* _What to work on_: Begin at the first line of the data and copy each line through the one containing "plt.rcParams['font.family'] = ['Lato', 'DejaVu", that line included, with no pictures.

-------

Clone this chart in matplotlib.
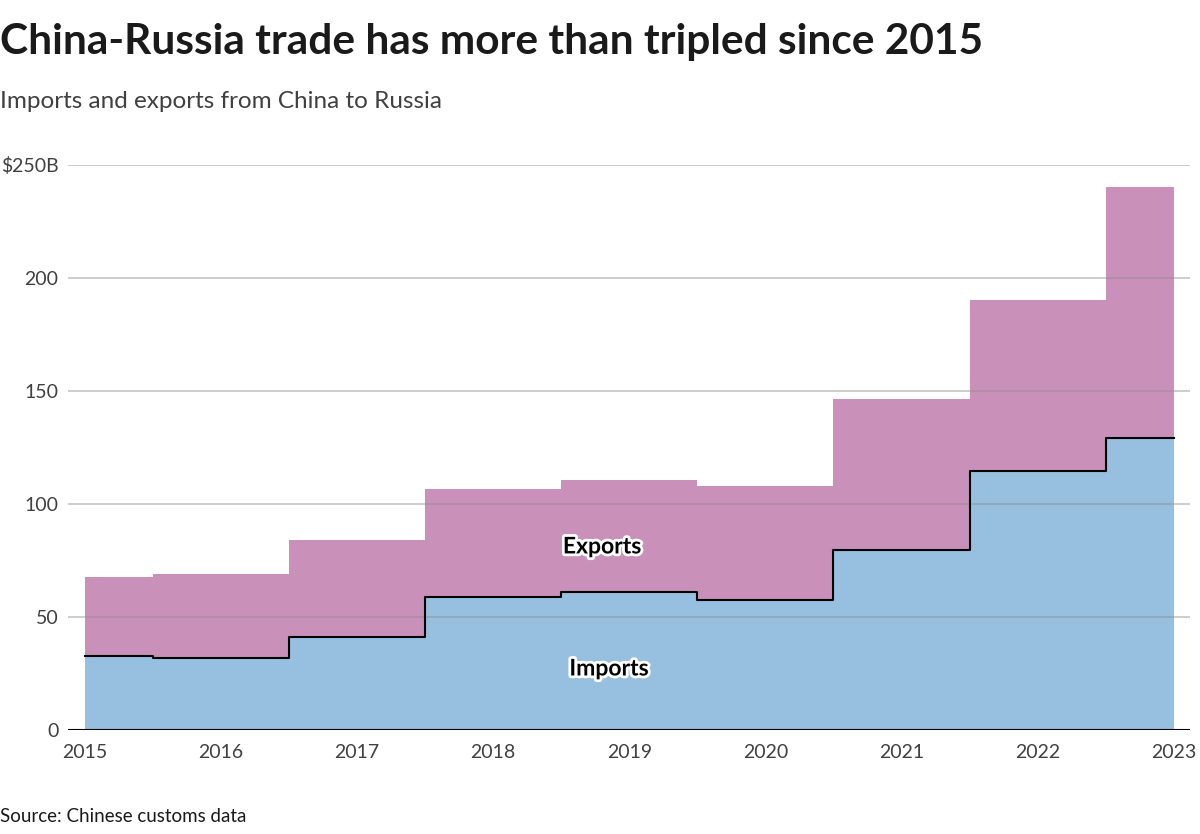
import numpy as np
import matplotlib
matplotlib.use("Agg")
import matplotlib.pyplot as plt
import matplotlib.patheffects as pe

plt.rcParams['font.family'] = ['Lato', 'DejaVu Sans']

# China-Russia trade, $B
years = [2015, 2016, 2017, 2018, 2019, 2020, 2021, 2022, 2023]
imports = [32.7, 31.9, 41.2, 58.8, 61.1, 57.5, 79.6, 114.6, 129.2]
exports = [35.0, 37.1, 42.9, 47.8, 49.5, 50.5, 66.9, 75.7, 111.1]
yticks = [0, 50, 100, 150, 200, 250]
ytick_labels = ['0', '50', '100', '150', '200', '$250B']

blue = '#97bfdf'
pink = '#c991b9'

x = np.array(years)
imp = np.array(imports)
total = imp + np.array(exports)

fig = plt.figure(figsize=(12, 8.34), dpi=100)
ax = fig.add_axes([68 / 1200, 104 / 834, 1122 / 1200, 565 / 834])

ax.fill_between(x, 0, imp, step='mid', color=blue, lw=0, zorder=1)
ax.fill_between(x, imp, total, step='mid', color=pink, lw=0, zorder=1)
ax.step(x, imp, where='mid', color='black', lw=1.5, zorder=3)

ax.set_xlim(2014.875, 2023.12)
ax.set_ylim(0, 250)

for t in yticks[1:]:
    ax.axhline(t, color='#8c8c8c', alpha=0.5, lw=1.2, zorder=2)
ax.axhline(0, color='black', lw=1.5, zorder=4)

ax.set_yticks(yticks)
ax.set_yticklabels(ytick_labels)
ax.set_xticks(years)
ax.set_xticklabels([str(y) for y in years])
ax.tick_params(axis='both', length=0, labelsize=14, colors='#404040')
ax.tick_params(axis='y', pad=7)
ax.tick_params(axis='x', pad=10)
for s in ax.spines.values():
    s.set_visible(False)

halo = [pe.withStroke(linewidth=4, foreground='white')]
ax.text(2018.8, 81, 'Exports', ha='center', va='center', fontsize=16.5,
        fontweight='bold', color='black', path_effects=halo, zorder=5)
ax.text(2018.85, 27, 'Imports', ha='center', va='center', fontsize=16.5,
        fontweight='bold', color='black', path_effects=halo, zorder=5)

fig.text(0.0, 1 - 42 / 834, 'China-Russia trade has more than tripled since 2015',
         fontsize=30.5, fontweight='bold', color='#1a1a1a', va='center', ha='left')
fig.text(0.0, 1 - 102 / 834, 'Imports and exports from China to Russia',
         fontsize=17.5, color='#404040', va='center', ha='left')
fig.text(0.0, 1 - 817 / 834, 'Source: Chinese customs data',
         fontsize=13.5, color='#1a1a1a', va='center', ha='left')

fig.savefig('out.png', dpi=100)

-------

* _The reply_:
Clone this chart in matplotlib.
import numpy as np
import matplotlib
matplotlib.use("Agg")
import matplotlib.pyplot as plt
import matplotlib.patheffects as pe

plt.rcParams['font.family'] = ['Lato', 'DejaVu Sans']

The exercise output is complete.